New migration of crypto miners

In 2021, China made several critical statements about cryptocurrencies. The announcement to crack down on climate-damaging prospecting and thus mining farms was implemented a few weeks later by declaring transactions related to cryptocurrencies illegal. This also applied to foreign online services that had allowed the Chinese to access digital currencies. China’s critical stance is based partly on the high energy consumption of mining, and is partly the result of the aversion of its population to the digital yuan, China’s own state-controlled digital currency.

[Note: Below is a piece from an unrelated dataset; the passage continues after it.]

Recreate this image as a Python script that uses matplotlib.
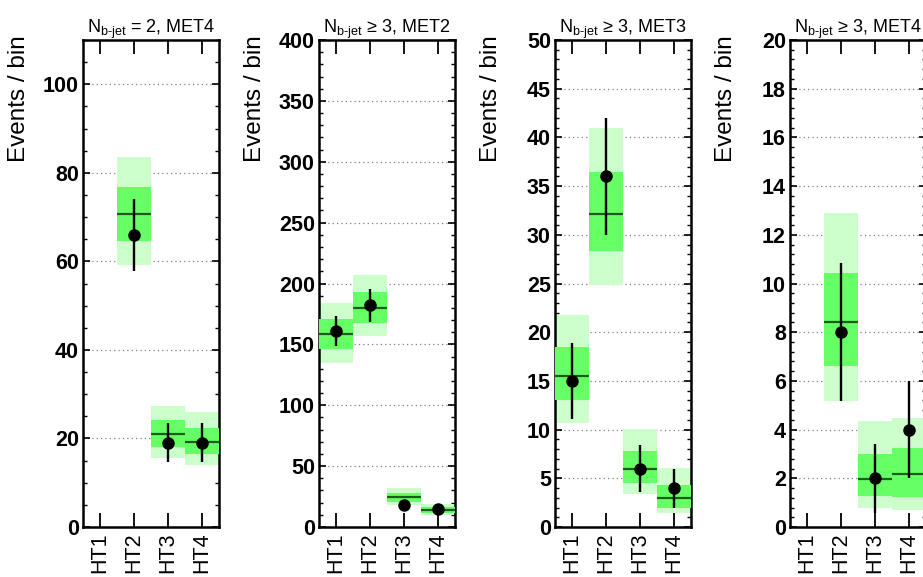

As a result, miners migrated to the U.S., Russia, and other countries. The U.S. benefited the most from developments in China, becoming the most important location in the world for crypto miners. However, Russia also set its sights on bringing the world’s mining resources to the largest country in terms of area and made it to the podium of the most important mining locations with 3rd place. Second place goes to Kazakhstan, where nearly 20 percent of the world’s Bitcoin computing power is provided. Europe also wanted to benefit from the developments in China – the Republic of Kosovo also tried to attract miners to the country.

Hangover in emerging markets

In January, Russia’s central bank released a report arguing that crypto trading and mining should be banned for energy balance, financial stability and crime prevention reasons. The mood also darkened in Kazakhstan, where low electricity prices lured miners. By the end of 2021, the government had implemented regional power cuts due in part to failed coal-fired power plants. The power shortages also prompted the government to provide less electricity to miners. That, along with Internet outages due to the unrest in early 2022, moved some miners to turn their backs on Kazakhstan. And miners also ran out of Kososvo when the government imposed a ban on crypto mining in early January to reduce power consumption.

A 60-day crypto mining ban had been imposed at the end of December 2021. The country’s largest coal-fired power plant had to be shut down at the end of 2021 due to a technical problem. This forced the country to import expensive electricity – rising electricity prices also spoiled business for miners in Kosovo. Combined with regular raids and confiscations of equipment, numerous miners relocated their activities to neighboring countries or dumped their hardware on the market.

Solution: liberalization of the electricity market

The volume of miners migrating from China is rapidly outstripping the capacity of the emerging economies that are absorbing them. Energy shortages threaten a country’s power infrastructure as well as its financial stability. A vicious cycle? Peter Marggraf, CEO of Crypto Supply GmbH, sees Georgia’s push to liberalize its electricity market as a valid solution. In Georgia, high economic growth, lower electricity prices and increased mining activities had driven up energy demand in 2021. In an interview with BTC-ECHO, Marggraf explains, “On the one hand, energy producers now have to specify exactly how much electricity they can produce with their plants. On the other hand, however, large energy consumers are also obligated to comply with the stated consumption. With the concept, both generation and consumption can be better estimated and harmonized.” If this is successful in Georgia, it presents a solution by which mining can actually be a financial boon for emerging economies.